Some hoods are identity-safe, meaning if you're like everyone else they're probably really safe, such as Brighton Beach, Flushing, Harlem, Inwood, Richmond Hill, etc.), but even those places are probably safe across the board for incoming middle class families. Just as safe as, say, the East or West Village, Chinatown, Chelsea, Hell's Kitchen, etc. in Manhattan, which are actually higher crime hoods than most of the places I'll mention, if my memory serves me correct.
I'm sure the real estate next to the BQE, Atlantic and Flatbush avenue is affordable. But since you asked, Coney Island, Brighton Beach, Bay Ridge, Harlem, Jamaica, The Bronx, Bed Stuy, are not places you would want to raise a family in if you had a choice.
1. How is Bay Ridge unsafe?
2. Coney Island, Jamaica, and Bed Stuy are all more-or-less slums, but there are some notable exceptions of middle classness (Stuyvesant Heights in West Bed Stuy, Jamaica Heights near St. John's and Seagate in Coney Island). Brighton Beach is actually really safe, even more so if you're Russian or Eastern European (former Soviet).
Those are probably not great places for new-to-NY $250k earners to raise families, though, so you're right.
Bay Ridge does not deserve to be grouped into that list... I'm not sure if you've ever been, but it's about as nice as Brooklyn neighborhoods come.
Lots of nouveau riche young families have not only moved to Bay Ridge, as I've written above, but also to other south Brooklyn neighborhoods like Ditmas, Midwood, and Mill Basin.
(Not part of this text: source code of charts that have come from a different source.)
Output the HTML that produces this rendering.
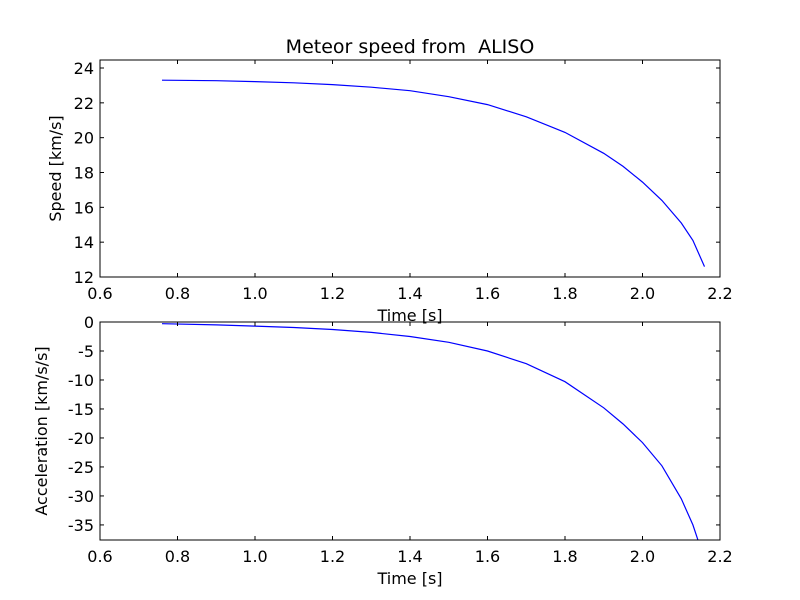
<!DOCTYPE html>
<html><head><meta charset="utf-8"><style>body{margin:0;background:#fff}svg{display:block}text{font-family:"DejaVu Sans","Liberation Sans",sans-serif;fill:#000}</style></head>
<body>
<svg id="c" width="800" height="600"></svg>
<script>
const times=[0.76,0.9,1.0,1.1,1.2,1.3,1.4,1.5,1.6,1.7,1.8,1.9,1.95,2.0,2.05,2.1,2.13,2.16];
const speed=[23.3,23.27,23.22,23.15,23.05,22.9,22.7,22.35,21.9,21.2,20.3,19.1,18.35,17.45,16.4,15.1,14.1,12.6];
const accel=[-0.3,-0.5,-0.7,-0.95,-1.3,-1.8,-2.5,-3.5,-5.0,-7.2,-10.3,-14.8,-17.6,-20.8,-24.8,-30.5,-35.0,-41.0];
const xTicks=[0.6,0.8,1.0,1.2,1.4,1.6,1.8,2.0,2.2];
const speedTicks=[12,14,16,18,20,22,24];
const accelTicks=[0,-5,-10,-15,-20,-25,-30,-35];
const NS="http://www.w3.org/2000/svg",svg=document.getElementById('c');
function mk(t,a,p){const e=document.createElementNS(NS,t);for(const k in a)e.setAttribute(k,a[k]);(p||svg).appendChild(e);return e;}
const X=v=>100+(v-0.6)*620/1.6;
function panel(top,bot,y0,y1,ticks,vals,ylabel,name){
  const Y=v=>bot-(v-y0)*(bot-top)/(y1-y0);
  const g=mk('g',{});
  
  
  const cid='clip-'+name;
  const cp=mk('clipPath',{id:cid},g);mk('rect',{x:100,y:top,width:620,height:bot-top},cp);
  const pts=times.map((t,i)=>X(t).toFixed(1)+','+Y(vals[i]).toFixed(1)).join(' ');
  const line=mk('polyline',{points:pts,fill:'none',stroke:'#0000ff','stroke-width':1.2,'clip-path':'url(#'+cid+')'},g);
  
  
  const fr=mk('rect',{x:100,y:top,width:620,height:bot-top,fill:'none',stroke:'#000','stroke-width':1},g);
  
  
  xTicks.forEach(t=>{const x=X(t);
    mk('line',{x1:x,x2:x,y1:bot,y2:bot-4,stroke:'#000'},g);mk('line',{x1:x,x2:x,y1:top,y2:top+4,stroke:'#000'},g);
    const tx=mk('text',{x:x,y:bot+22,'text-anchor':'middle','font-size':16},g);tx.textContent=t.toFixed(1);
    
    });
  ticks.forEach(t=>{const y=Y(t);
    mk('line',{x1:100,x2:104,y1:y,y2:y,stroke:'#000'},g);mk('line',{x1:720,x2:716,y1:y,y2:y,stroke:'#000'},g);
    const tx=mk('text',{x:94,y:y+6,'text-anchor':'end','font-size':16},g);tx.textContent=t;
    
    });
  const xl=mk('text',{x:410,y:bot+44,'text-anchor':'middle','font-size':16},g);xl.textContent='Time [s]';
  
  
  const cy=(top+bot)/2;
  const yl=mk('text',{x:0,y:0,'text-anchor':'middle','font-size':16,transform:'translate('+(name==='speed-panel'?61:47)+','+cy+') rotate(-90)'},g);yl.textContent=ylabel;
  
  
}
panel(60,277,12,24.46,speedTicks,speed,'Speed [km/s]','speed-panel');
panel(322,540,-37.6,0,accelTicks,accel,'Acceleration [km/s/s]','acceleration-panel');
const ti=mk('text',{x:410,y:53,'text-anchor':'middle','font-size':19});ti.textContent='Meteor speed from \u00a0ALISO';


</script>
</body></html>
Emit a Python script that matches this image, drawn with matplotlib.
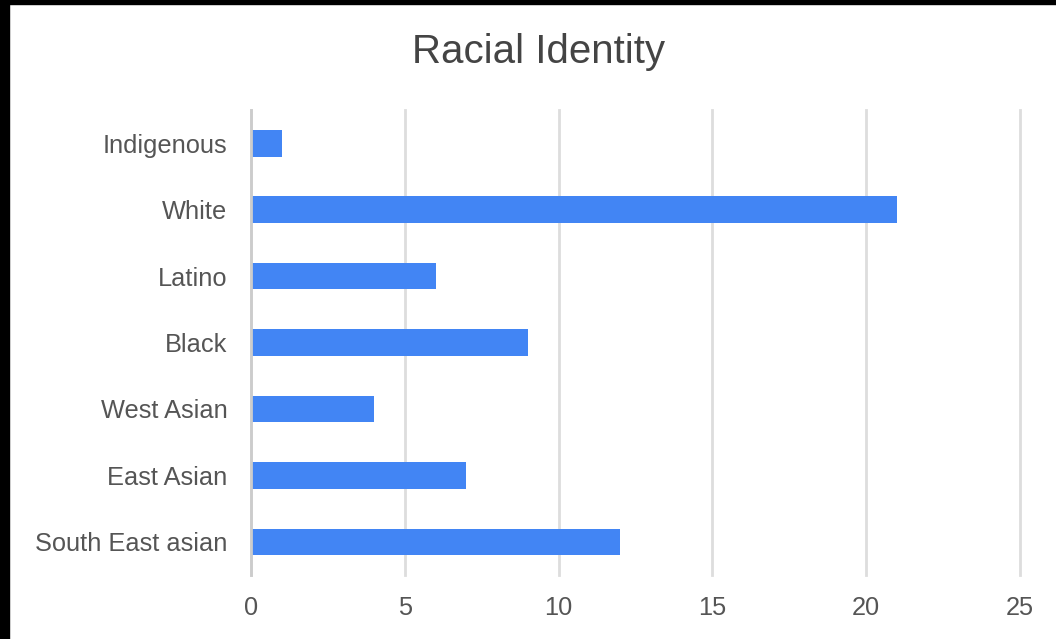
import matplotlib
matplotlib.use("Agg")
import matplotlib.pyplot as plt
from matplotlib.patches import Rectangle

categories = ["Indigenous", "White", "Latino", "Black", "West Asian", "East Asian", "South East asian"]
values = [1, 21, 6, 9, 4, 7, 12]
x_ticks = [0, 5, 10, 15, 20, 25]
title = "Racial Identity"

plt.rcParams['font.family'] = ['Liberation Sans', 'DejaVu Sans']

W, H = 1056, 639
fig = plt.figure(figsize=(W / 100, H / 100), dpi=100)
fig.patch.set_facecolor("white")

ax = fig.add_axes([251 / W, 1 - 575 / H, (1020 - 251) / W, (575 - 110) / H])
pos = list(range(len(categories)))
ax.barh(pos, values, height=0.4, color="#4285F4", zorder=3)
ax.set_ylim(len(categories) - 0.5, -0.5)
ax.set_xlim(0, 25)
ax.set_xticks(x_ticks)
ax.set_xticklabels([str(t) for t in x_ticks])
ax.set_yticks(pos)
ax.set_yticklabels(categories)
ax.grid(axis="x", color="#dddddd", linewidth=2, zorder=0)
for gl in ax.get_xgridlines():
    gl.set_clip_on(False)
ax.tick_params(axis="both", length=0, labelsize=18.3, labelcolor="#555555")
ax.tick_params(axis="x", pad=15)
ax.tick_params(axis="y", pad=17)
for s in ["top", "right", "bottom"]:
    ax.spines[s].set_visible(False)
ax.spines["left"].set_color("#cccccc")
ax.spines["left"].set_linewidth(2)
ax.spines["left"].set_zorder(4)

fig.text(538 / W, 1 - 52 / H, title, ha="center", va="center", fontsize=29, color="#444444")

# black frame edges of the screenshot
fig.patches.append(Rectangle((0, 0), 9 / W, 1, transform=fig.transFigure, color="black", zorder=10))
fig.patches.append(Rectangle((0, 1 - 4 / H), 1, 4 / H, transform=fig.transFigure, color="black", zorder=10))

fig.savefig("out.png", dpi=100)
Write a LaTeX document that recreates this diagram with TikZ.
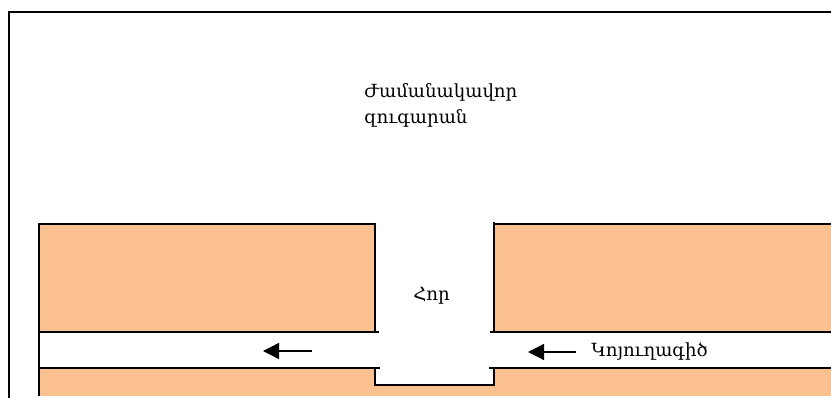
\documentclass[tikz,border=0pt]{standalone}
\usepackage{fontspec}
\setmainfont{DejaVu Serif}
\usetikzlibrary{arrows.meta}
\definecolor{soil}{HTML}{FAC08F}
\tikzset{
  wall/.style={draw=black,line width=1.5pt},
  flow/.style={-{Triangle[length=12pt,width=12pt]},line width=1pt},
  lbl/.style={anchor=west,inner sep=0pt,font=\fontsize{13.6}{19.5}\selectfont,align=left}
}
\begin{document}
\begin{tikzpicture}[x=0.75pt,y=-0.75pt]
\useasboundingbox (0,0) rectangle (831,398);

\fill[soil] (39,224) rectangle (375,332);
\fill[soil] (494,224) rectangle (831,332);
\fill[soil] (39,368) -- (375,368) -- (375,385) -- (494,385) -- (494,368) -- (831,368) -- (831,396) -- (39,396) -- cycle;

\draw[wall] (9,398) -- (9,12) -- (831,12);

\draw[wall] (39,396) -- (39,224) -- (375,224) -- (375,332);
\draw[wall] (494,222) -- (494,332);
\draw[wall] (494,224) -- (831,224);
\draw[wall] (39,332) -- (379,332);
\draw[wall] (490,332) -- (831,332);
\draw[wall] (39,368) -- (380,368);
\draw[wall] (489,368) -- (831,368);
\draw[wall] (375,368) -- (375,385) -- (494,385) -- (494,368);

\coordinate (leftstart) at (312,351);
\coordinate (leftend) at (263,351);
\coordinate (rightstart) at (576,352);
\coordinate (rightend) at (528,352);
\draw[flow] (leftstart) -- (leftend);
\draw[flow] (rightstart) -- (rightend);

\node[lbl] (toilet) at (364,105) {Ժամանակավոր\\զուգարան};
\node[lbl] (pit) at (413,296) {Հոր};
\node[lbl] (sewer) at (591,351) {Կոյուղագիծ};
\end{tikzpicture}
\end{document}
I know you know this, but it should be said that there are lots of neighborhoods in the Bronx, a few of which have become havens for new middle class families who are priced out of Manhattan such as Riverdale, Parkchester [on Bronx Park], and Co-Op City. So, in fact middle class families who want space, good schools, and a safe community do occasionally choose to live in the Bronx, but I digress. Same goes for Harlem and Washington Heights. Lots of very nice middle class communities on the West Sides of both of those neighborhoods that have been strengthened via gentrification, etc.
In Queens, Sunnyside, Jackson Heights, Astoria, Forest Hills, Rego Park, and most of the Eastern Park of Queens county (from Flushing to Nassau Co.) are pretty awesome places to lead a middle class life. I'd include the Rockaway Peninsula (from the 80s over) in this, but that place got demolished during Sandy and likely won't be back for awhile, despite being inhabited by some of the more affluent communities in NYC. Furthermore, Southeast Queens (the JFK neighborhoods) are some of the most stable historical middle class black communities in the country.
Where do you live? (Also, where were you looking in BK). I'm in south "Victorian" Flatbush. Lots of new middle class families and money around these parts and it's been that way for a very long time.